The question is why don’t more economists advocate using this very basic economic theory, or central banks really work with it? Instead, central banks have gone out of their way to neutralise the new money they have created by introducing IOER or constantly reiterating that their inflation targets are sacrosanct.
It is almost as if the central banks fear this hot potato effect, and have turned it into more of a “hot potato monster”. The moment the newly baked potatoes are taken out of the oven central bankers seem to fear a contagious outbreak of mad behaviour that could tip economies into out of control hyperinflation that will only be remedied with sharp rises in interest rates.
Listening to Janet Yellen at the September FOMC press conference and in her recent speech these fears seem to play a huge part in her thinking.
From the Q&A on 17th September 2015 (my transcription):
” … we have immensely accommodative monetary policy in place … just to [delay] beginning to diminish the extraordinary degree of accommodation for monetary policy we would likely overshoot substantially our 2% objective and then we might have to be faced with tightening to a degree that could be disruptive to the real economy …
” …… if we maintain a highly accommodative monetary policy for a very long time from here and the economy performs as we expect … and the risks that are out there don’t materialise … [my concern [is] much more tightening in labour markets … lags will be probably slow, but eventually we will find ourselves with a substantial overshoot of our inflation objectives … forced into a kind of stop-go … we will have pushed the economy too far it will become overheated … instead of slow, steady growth … not good policy to slam on the brakes and risk a downturn in the economy …”.
Yellen’s “substantial overshoot” is the hot potato monster. It seems a psychological problem she and her central bankers have rather than something based on reason. Yet the hot potato is also her friend and the main tool for monetary policy.

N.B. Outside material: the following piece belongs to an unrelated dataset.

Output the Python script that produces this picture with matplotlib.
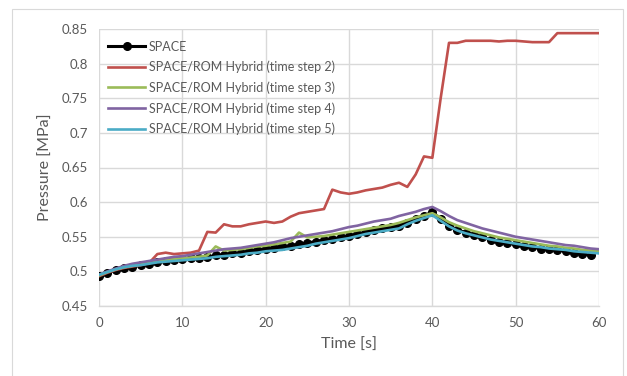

It needs to become a hot potato sheep dog (apologies for mixing the metaphors), nipping, barking and driving the sheep backwards and forwards when necessary, at other times just watching, lying low. When the sheep need to move the dog springs into action and gets the velocity up. A really good sheep dog does very little indeed. The sheep remain calm. The Fed is a bit like a not very good sheep dog at the moment, not a wild one like in 2008 running in all directions causing chaos, just a poor one. I’m not sure what the analogy is to too low velocity: sheep dogs can actually kill sheep if they are not well trained.

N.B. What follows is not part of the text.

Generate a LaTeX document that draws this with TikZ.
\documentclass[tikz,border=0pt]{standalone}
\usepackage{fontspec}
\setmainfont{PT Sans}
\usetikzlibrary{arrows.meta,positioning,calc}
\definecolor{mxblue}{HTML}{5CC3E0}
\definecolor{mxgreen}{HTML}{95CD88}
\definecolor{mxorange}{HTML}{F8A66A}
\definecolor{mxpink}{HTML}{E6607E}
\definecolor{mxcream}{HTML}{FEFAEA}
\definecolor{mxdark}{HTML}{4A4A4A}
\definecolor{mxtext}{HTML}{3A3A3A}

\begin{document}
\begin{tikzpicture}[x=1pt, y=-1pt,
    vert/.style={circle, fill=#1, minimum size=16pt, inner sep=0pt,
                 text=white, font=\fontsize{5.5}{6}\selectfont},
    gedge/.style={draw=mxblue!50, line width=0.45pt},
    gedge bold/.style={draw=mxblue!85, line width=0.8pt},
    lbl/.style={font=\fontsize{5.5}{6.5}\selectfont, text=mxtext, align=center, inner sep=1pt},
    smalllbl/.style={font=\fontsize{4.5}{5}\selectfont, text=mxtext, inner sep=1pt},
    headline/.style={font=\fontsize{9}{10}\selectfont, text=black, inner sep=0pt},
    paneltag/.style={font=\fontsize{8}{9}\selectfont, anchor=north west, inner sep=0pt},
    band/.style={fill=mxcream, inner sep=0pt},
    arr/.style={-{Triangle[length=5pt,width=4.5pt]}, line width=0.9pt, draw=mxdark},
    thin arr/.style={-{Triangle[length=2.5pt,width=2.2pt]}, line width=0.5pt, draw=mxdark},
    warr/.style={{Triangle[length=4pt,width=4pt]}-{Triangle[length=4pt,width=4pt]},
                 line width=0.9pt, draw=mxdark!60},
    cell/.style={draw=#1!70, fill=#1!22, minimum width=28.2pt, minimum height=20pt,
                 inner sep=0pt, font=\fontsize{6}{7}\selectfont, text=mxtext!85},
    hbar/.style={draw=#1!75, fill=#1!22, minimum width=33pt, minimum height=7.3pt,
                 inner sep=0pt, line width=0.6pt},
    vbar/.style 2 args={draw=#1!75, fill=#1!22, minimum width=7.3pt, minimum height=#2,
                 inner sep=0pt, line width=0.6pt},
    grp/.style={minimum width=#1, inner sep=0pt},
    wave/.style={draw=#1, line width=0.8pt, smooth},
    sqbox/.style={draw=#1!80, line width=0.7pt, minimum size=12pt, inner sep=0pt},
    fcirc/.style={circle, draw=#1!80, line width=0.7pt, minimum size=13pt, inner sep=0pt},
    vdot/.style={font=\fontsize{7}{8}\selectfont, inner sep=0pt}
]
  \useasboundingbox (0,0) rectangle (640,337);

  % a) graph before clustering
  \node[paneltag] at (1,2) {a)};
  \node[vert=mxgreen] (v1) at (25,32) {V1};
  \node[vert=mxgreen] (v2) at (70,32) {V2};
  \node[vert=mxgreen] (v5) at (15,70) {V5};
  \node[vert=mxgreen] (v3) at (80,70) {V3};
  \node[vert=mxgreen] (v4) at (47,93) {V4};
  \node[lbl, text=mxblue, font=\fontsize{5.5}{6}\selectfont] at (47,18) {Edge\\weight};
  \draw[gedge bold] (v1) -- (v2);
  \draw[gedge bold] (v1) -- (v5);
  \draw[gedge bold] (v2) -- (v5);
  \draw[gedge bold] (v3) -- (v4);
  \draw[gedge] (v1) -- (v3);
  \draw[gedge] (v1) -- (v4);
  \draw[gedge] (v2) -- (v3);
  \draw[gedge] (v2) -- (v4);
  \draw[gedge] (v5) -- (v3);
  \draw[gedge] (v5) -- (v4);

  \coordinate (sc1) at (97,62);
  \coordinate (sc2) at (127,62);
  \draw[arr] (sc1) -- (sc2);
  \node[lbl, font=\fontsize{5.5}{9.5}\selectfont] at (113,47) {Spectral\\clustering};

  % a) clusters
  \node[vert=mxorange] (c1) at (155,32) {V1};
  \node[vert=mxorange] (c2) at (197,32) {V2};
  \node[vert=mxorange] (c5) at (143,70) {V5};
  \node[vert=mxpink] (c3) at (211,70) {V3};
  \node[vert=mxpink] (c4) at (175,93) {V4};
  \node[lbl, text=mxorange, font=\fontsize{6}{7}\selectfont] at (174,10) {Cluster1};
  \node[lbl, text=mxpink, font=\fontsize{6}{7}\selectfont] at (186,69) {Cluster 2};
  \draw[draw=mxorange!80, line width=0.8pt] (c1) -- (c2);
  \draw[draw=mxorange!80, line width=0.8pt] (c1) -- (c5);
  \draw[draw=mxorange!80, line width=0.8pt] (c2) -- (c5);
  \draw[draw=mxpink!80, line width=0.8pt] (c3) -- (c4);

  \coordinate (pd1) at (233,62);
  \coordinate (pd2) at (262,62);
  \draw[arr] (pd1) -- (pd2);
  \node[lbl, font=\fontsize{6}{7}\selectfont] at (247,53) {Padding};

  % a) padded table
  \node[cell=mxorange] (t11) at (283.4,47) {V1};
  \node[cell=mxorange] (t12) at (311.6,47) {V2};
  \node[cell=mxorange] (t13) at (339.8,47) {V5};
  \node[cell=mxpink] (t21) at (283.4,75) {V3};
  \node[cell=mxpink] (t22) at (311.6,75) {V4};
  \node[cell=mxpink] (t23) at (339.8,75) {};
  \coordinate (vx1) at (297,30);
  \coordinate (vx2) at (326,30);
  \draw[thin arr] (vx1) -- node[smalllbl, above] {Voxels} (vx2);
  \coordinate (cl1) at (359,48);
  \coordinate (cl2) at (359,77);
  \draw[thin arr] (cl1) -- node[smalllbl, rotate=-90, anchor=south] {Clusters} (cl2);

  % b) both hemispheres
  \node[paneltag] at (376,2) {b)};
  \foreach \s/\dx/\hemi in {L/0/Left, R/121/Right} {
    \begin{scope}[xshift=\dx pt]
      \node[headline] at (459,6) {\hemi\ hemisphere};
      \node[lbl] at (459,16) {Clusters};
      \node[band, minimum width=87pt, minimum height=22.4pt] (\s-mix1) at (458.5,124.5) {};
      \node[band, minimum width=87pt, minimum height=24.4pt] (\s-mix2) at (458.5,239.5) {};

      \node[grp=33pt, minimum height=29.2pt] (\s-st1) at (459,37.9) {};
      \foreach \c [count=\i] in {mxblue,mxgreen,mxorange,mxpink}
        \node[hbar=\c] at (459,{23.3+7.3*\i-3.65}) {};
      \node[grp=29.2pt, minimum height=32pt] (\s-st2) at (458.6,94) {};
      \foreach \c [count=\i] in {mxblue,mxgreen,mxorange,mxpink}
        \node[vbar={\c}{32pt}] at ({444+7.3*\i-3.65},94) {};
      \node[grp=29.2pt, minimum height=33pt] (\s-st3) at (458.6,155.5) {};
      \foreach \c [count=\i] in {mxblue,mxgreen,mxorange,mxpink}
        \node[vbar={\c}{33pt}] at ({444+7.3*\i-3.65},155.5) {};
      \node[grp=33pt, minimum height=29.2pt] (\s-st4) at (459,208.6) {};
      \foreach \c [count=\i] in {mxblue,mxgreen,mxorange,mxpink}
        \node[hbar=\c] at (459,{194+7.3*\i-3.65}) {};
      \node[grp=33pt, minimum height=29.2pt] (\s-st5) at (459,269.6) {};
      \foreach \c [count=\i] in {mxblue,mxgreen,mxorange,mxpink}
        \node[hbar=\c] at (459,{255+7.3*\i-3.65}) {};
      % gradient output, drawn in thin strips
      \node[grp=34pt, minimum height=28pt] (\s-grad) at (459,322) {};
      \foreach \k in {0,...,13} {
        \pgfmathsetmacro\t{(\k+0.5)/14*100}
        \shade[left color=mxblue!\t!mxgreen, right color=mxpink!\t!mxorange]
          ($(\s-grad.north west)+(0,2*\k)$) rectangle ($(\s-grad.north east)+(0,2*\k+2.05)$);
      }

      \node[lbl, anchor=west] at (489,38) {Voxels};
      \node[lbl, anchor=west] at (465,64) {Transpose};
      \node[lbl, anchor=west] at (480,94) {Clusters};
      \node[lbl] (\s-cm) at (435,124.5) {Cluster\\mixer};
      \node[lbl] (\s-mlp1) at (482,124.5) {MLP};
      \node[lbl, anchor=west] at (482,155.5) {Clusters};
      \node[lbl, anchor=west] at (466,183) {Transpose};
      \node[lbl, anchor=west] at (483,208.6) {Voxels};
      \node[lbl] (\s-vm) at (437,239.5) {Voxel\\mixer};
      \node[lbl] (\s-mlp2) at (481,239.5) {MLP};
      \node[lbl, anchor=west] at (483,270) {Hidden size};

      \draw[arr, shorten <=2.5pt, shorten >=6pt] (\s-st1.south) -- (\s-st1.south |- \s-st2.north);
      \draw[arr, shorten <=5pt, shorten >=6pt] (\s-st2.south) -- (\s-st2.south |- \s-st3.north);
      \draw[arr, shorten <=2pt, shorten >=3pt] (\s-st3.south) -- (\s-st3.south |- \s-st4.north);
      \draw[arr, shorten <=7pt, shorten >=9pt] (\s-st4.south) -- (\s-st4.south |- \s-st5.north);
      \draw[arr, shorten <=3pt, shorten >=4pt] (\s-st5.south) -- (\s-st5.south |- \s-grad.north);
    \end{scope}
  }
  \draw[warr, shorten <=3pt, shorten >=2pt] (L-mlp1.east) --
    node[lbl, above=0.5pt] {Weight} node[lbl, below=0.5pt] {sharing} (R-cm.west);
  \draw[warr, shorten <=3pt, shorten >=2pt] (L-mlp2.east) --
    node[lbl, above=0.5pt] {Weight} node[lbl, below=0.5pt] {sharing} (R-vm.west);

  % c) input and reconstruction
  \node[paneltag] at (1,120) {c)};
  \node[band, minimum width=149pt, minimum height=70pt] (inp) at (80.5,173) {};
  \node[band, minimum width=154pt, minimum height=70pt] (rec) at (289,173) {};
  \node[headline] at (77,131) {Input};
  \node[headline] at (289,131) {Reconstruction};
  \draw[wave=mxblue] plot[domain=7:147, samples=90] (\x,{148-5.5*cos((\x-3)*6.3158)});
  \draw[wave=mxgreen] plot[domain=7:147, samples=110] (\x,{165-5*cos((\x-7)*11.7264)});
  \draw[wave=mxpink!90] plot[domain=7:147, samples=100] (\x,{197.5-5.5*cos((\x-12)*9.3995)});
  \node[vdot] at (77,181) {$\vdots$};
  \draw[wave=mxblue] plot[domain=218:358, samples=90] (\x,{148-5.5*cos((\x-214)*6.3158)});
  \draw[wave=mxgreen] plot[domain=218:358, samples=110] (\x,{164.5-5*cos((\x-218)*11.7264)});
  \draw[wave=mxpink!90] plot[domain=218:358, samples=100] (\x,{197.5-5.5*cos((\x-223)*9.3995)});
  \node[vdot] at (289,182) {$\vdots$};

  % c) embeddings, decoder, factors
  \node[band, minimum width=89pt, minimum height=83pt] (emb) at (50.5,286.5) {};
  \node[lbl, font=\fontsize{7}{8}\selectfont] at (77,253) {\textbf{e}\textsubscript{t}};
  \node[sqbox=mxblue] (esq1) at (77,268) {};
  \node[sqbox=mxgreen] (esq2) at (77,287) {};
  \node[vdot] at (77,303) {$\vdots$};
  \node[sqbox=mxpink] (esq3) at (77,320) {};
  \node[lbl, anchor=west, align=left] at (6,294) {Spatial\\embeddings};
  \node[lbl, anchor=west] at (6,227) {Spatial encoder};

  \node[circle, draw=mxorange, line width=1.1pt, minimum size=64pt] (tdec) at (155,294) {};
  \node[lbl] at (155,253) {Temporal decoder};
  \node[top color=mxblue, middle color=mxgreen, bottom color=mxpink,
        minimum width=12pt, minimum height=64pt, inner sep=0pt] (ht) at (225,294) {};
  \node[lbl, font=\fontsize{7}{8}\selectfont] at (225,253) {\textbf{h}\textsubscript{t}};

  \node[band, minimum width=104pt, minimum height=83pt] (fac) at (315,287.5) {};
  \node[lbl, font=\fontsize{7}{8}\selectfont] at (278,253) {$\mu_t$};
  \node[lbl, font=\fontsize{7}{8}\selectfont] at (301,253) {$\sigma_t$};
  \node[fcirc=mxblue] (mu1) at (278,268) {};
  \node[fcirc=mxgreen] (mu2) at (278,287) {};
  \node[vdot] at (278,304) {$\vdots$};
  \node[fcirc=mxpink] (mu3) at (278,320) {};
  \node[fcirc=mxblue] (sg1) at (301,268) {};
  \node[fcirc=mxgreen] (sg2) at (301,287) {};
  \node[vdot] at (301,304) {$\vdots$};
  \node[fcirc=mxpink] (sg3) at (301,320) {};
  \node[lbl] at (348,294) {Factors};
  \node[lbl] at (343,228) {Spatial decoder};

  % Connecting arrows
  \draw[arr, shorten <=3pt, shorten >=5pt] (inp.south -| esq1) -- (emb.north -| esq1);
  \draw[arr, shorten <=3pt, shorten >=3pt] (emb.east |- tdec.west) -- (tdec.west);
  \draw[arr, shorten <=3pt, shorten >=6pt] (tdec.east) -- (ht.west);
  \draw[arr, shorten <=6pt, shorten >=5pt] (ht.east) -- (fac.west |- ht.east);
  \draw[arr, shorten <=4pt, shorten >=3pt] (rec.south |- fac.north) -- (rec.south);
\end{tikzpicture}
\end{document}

Formal model-obsessed macro-economists inside and outside the central banks don’t help as they can’t compute how hot to take bake the potatoes (interest rates) or how many to bake (QE). The heat and quantity of the potatoes necessary can’t be easily gauged except in the outcome. The outcome is nominal growth expectations, but the macroeconomic conditions in which those expectations are formed are constantly changing dependent on all the usual AS and AD issues like confidence, war, politics, investment cycles, etc, etc.
The great insight of Market Monetarism is that you can control the hot potato more or less precisely because you can set the controls of the potato oven to the market’s expectations for nominal growth, or growth in aggregate demand. Or rather, act like a sheep dog, keeping its flock calm and on track, through expectations.